## Stated problem
Write out each line that follows exactly as it stands, without the pictures.

## Data section
..........

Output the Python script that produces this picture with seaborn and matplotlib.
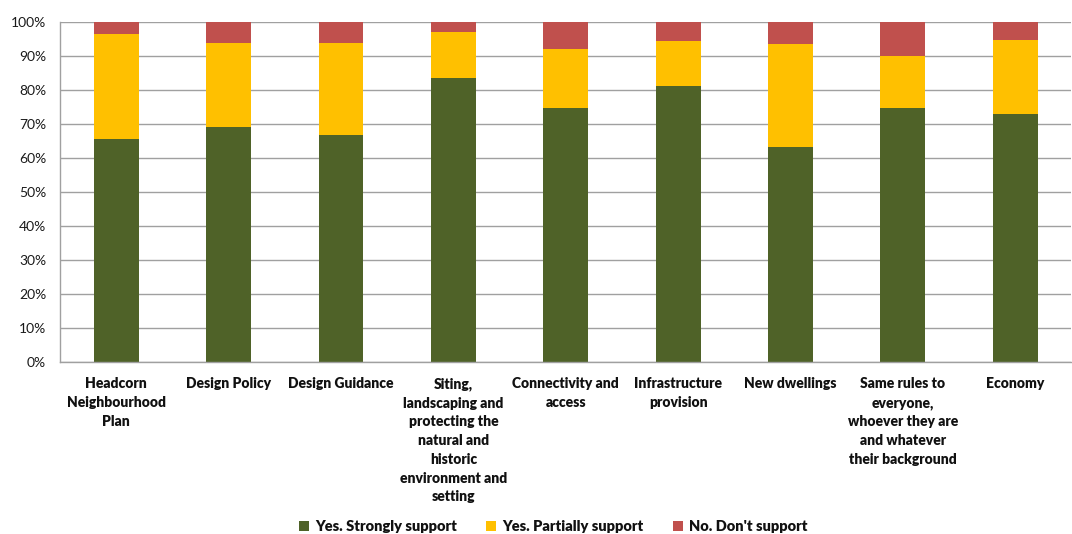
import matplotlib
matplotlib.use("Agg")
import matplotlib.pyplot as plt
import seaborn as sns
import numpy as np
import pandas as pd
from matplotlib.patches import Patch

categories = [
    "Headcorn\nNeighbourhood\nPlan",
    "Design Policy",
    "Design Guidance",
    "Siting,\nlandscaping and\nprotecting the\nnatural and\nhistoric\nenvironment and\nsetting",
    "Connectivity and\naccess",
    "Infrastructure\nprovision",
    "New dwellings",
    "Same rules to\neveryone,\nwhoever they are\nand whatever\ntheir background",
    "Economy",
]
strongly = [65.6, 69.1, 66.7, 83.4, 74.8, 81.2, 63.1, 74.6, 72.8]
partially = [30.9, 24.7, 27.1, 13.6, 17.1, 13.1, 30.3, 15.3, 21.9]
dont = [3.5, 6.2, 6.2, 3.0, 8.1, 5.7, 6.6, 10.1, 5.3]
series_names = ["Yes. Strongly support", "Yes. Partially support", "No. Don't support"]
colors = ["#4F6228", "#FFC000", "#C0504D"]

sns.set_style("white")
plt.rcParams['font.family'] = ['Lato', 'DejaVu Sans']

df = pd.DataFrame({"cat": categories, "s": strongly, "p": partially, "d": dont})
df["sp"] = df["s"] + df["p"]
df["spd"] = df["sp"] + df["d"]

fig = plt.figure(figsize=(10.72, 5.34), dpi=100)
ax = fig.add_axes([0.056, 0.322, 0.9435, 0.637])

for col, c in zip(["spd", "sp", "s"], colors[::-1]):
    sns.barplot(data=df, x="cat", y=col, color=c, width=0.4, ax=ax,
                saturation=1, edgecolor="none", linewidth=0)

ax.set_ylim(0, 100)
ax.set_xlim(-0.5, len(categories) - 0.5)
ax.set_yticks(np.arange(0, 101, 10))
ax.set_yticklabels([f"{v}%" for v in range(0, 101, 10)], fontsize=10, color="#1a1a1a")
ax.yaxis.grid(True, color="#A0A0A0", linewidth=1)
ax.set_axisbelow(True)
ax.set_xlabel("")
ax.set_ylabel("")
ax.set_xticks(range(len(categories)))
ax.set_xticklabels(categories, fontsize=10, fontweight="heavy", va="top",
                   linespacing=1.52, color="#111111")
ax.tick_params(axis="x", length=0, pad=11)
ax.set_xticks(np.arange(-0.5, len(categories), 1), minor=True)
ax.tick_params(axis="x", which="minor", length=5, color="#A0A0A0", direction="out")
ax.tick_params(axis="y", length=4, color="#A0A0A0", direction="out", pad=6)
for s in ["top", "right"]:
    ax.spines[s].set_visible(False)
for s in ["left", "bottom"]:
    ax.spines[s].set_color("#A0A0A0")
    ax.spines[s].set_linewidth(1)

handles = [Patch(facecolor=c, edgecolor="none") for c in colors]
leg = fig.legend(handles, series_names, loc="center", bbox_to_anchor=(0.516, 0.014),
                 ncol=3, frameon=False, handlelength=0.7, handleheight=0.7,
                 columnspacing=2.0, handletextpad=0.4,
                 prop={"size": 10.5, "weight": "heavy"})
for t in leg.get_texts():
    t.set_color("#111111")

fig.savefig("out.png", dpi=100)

..........

## Expected output
Output the Python script that produces this picture with seaborn and matplotlib.
import matplotlib
matplotlib.use("Agg")
import matplotlib.pyplot as plt
import seaborn as sns
import numpy as np
import pandas as pd
from matplotlib.patches import Patch

categories = [
    "Headcorn\nNeighbourhood\nPlan",
    "Design Policy",
    "Design Guidance",
    "Siting,\nlandscaping and\nprotecting the\nnatural and\nhistoric\nenvironment and\nsetting",
    "Connectivity and\naccess",
    "Infrastructure\nprovision",
    "New dwellings",
    "Same rules to\neveryone,\nwhoever they are\nand whatever\ntheir background",
    "Economy",
]
strongly = [65.6, 69.1, 66.7, 83.4, 74.8, 81.2, 63.1, 74.6, 72.8]
partially = [30.9, 24.7, 27.1, 13.6, 17.1, 13.1, 30.3, 15.3, 21.9]
dont = [3.5, 6.2, 6.2, 3.0, 8.1, 5.7, 6.6, 10.1, 5.3]
series_names = ["Yes. Strongly support", "Yes. Partially support", "No. Don't support"]
colors = ["#4F6228", "#FFC000", "#C0504D"]

sns.set_style("white")
plt.rcParams['font.family'] = ['Lato', 'DejaVu Sans']

df = pd.DataFrame({"cat": categories, "s": strongly, "p": partially, "d": dont})
df["sp"] = df["s"] + df["p"]
df["spd"] = df["sp"] + df["d"]

fig = plt.figure(figsize=(10.72, 5.34), dpi=100)
ax = fig.add_axes([0.056, 0.322, 0.9435, 0.637])

for col, c in zip(["spd", "sp", "s"], colors[::-1]):
    sns.barplot(data=df, x="cat", y=col, color=c, width=0.4, ax=ax,
                saturation=1, edgecolor="none", linewidth=0)

ax.set_ylim(0, 100)
ax.set_xlim(-0.5, len(categories) - 0.5)
ax.set_yticks(np.arange(0, 101, 10))
ax.set_yticklabels([f"{v}%" for v in range(0, 101, 10)], fontsize=10, color="#1a1a1a")
ax.yaxis.grid(True, color="#A0A0A0", linewidth=1)
ax.set_axisbelow(True)
ax.set_xlabel("")
ax.set_ylabel("")
ax.set_xticks(range(len(categories)))
ax.set_xticklabels(categories, fontsize=10, fontweight="heavy", va="top",
                   linespacing=1.52, color="#111111")
ax.tick_params(axis="x", length=0, pad=11)
ax.set_xticks(np.arange(-0.5, len(categories), 1), minor=True)
ax.tick_params(axis="x", which="minor", length=5, color="#A0A0A0", direction="out")
ax.tick_params(axis="y", length=4, color="#A0A0A0", direction="out", pad=6)
for s in ["top", "right"]:
    ax.spines[s].set_visible(False)
for s in ["left", "bottom"]:
    ax.spines[s].set_color("#A0A0A0")
    ax.spines[s].set_linewidth(1)

handles = [Patch(facecolor=c, edgecolor="none") for c in colors]
leg = fig.legend(handles, series_names, loc="center", bbox_to_anchor=(0.516, 0.014),
                 ncol=3, frameon=False, handlelength=0.7, handleheight=0.7,
                 columnspacing=2.0, handletextpad=0.4,
                 prop={"size": 10.5, "weight": "heavy"})
for t in leg.get_texts():
    t.set_color("#111111")

fig.savefig("out.png", dpi=100)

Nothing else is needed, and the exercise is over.